◆ Exercise: A verbatim copy of the records is required, with all pictures left out.

◆ Plotting code records:
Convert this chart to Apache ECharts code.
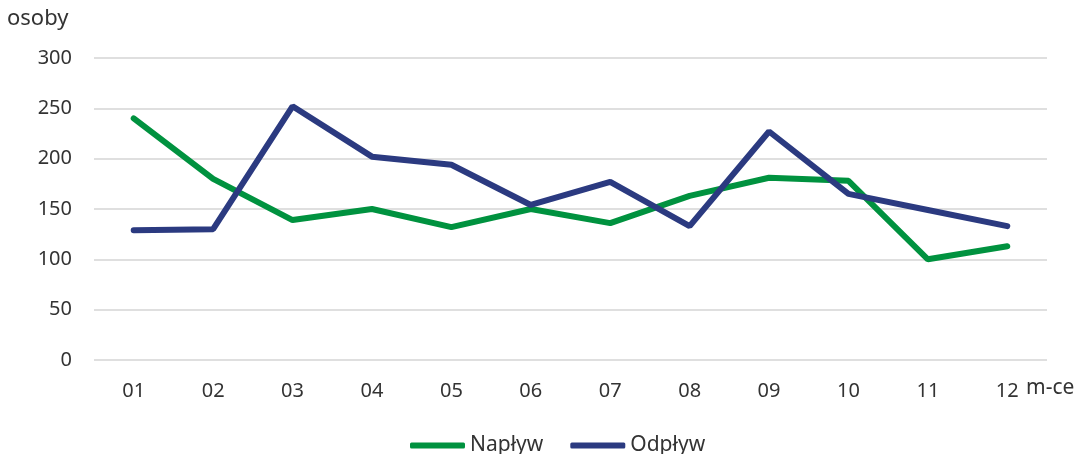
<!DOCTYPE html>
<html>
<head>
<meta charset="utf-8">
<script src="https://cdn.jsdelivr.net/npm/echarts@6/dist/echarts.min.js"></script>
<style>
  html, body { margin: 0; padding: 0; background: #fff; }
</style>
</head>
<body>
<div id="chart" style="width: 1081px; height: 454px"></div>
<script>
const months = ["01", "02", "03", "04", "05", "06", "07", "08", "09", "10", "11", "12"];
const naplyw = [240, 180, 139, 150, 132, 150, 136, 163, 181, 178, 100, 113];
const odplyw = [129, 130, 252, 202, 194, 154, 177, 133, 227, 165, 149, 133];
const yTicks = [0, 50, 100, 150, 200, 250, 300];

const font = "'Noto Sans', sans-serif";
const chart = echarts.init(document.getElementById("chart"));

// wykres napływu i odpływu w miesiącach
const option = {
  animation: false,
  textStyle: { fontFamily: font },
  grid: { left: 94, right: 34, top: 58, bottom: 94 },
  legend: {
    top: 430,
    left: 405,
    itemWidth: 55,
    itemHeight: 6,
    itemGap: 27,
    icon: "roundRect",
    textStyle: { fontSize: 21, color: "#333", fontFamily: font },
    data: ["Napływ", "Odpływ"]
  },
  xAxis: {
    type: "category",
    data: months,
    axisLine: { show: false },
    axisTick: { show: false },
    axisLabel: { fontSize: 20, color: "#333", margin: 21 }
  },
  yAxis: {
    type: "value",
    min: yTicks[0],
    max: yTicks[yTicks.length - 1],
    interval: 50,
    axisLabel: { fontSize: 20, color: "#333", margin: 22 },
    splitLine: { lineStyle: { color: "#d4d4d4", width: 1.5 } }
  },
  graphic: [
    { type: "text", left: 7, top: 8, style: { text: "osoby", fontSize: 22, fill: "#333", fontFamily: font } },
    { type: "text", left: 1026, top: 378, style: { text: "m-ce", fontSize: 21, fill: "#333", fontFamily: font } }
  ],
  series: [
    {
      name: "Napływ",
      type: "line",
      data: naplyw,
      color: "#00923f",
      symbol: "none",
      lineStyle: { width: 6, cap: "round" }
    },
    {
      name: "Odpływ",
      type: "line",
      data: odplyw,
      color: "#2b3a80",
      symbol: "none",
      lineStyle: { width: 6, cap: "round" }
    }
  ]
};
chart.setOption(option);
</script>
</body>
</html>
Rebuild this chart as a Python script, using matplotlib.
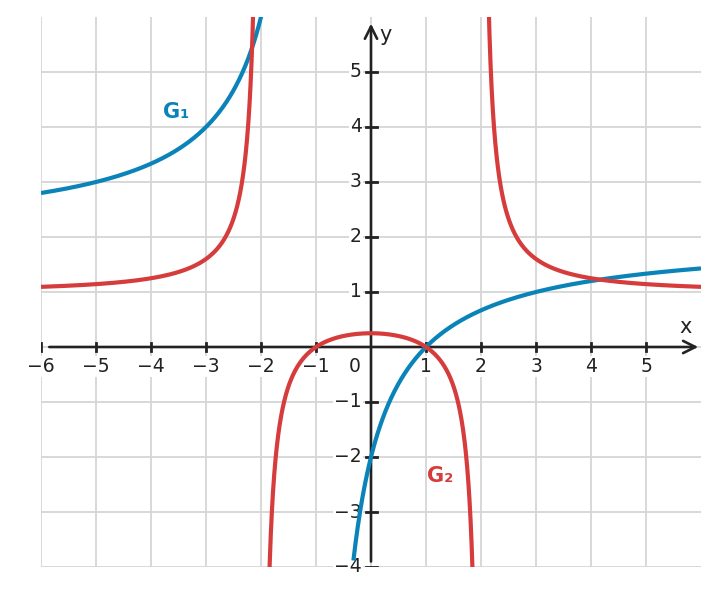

◆ The response:
Convert this chart to Apache ECharts code.
<!DOCTYPE html>
<html>
<head>
<meta charset="utf-8">
<script src="https://cdn.jsdelivr.net/npm/echarts@6/dist/echarts.min.js"></script>
<style>
  html, body { margin: 0; padding: 0; background: #fff; }
</style>
</head>
<body>
<div id="chart" style="width: 1081px; height: 454px"></div>
<script>
const months = ["01", "02", "03", "04", "05", "06", "07", "08", "09", "10", "11", "12"];
const naplyw = [240, 180, 139, 150, 132, 150, 136, 163, 181, 178, 100, 113];
const odplyw = [129, 130, 252, 202, 194, 154, 177, 133, 227, 165, 149, 133];
const yTicks = [0, 50, 100, 150, 200, 250, 300];

const font = "'Noto Sans', sans-serif";
const chart = echarts.init(document.getElementById("chart"));

// wykres napływu i odpływu w miesiącach
const option = {
  animation: false,
  textStyle: { fontFamily: font },
  grid: { left: 94, right: 34, top: 58, bottom: 94 },
  legend: {
    top: 430,
    left: 405,
    itemWidth: 55,
    itemHeight: 6,
    itemGap: 27,
    icon: "roundRect",
    textStyle: { fontSize: 21, color: "#333", fontFamily: font },
    data: ["Napływ", "Odpływ"]
  },
  xAxis: {
    type: "category",
    data: months,
    axisLine: { show: false },
    axisTick: { show: false },
    axisLabel: { fontSize: 20, color: "#333", margin: 21 }
  },
  yAxis: {
    type: "value",
    min: yTicks[0],
    max: yTicks[yTicks.length - 1],
    interval: 50,
    axisLabel: { fontSize: 20, color: "#333", margin: 22 },
    splitLine: { lineStyle: { color: "#d4d4d4", width: 1.5 } }
  },
  graphic: [
    { type: "text", left: 7, top: 8, style: { text: "osoby", fontSize: 22, fill: "#333", fontFamily: font } },
    { type: "text", left: 1026, top: 378, style: { text: "m-ce", fontSize: 21, fill: "#333", fontFamily: font } }
  ],
  series: [
    {
      name: "Napływ",
      type: "line",
      data: naplyw,
      color: "#00923f",
      symbol: "none",
      lineStyle: { width: 6, cap: "round" }
    },
    {
      name: "Odpływ",
      type: "line",
      data: odplyw,
      color: "#2b3a80",
      symbol: "none",
      lineStyle: { width: 6, cap: "round" }
    }
  ]
};
chart.setOption(option);
</script>
</body>
</html>
Rebuild this chart as a Python script, using matplotlib.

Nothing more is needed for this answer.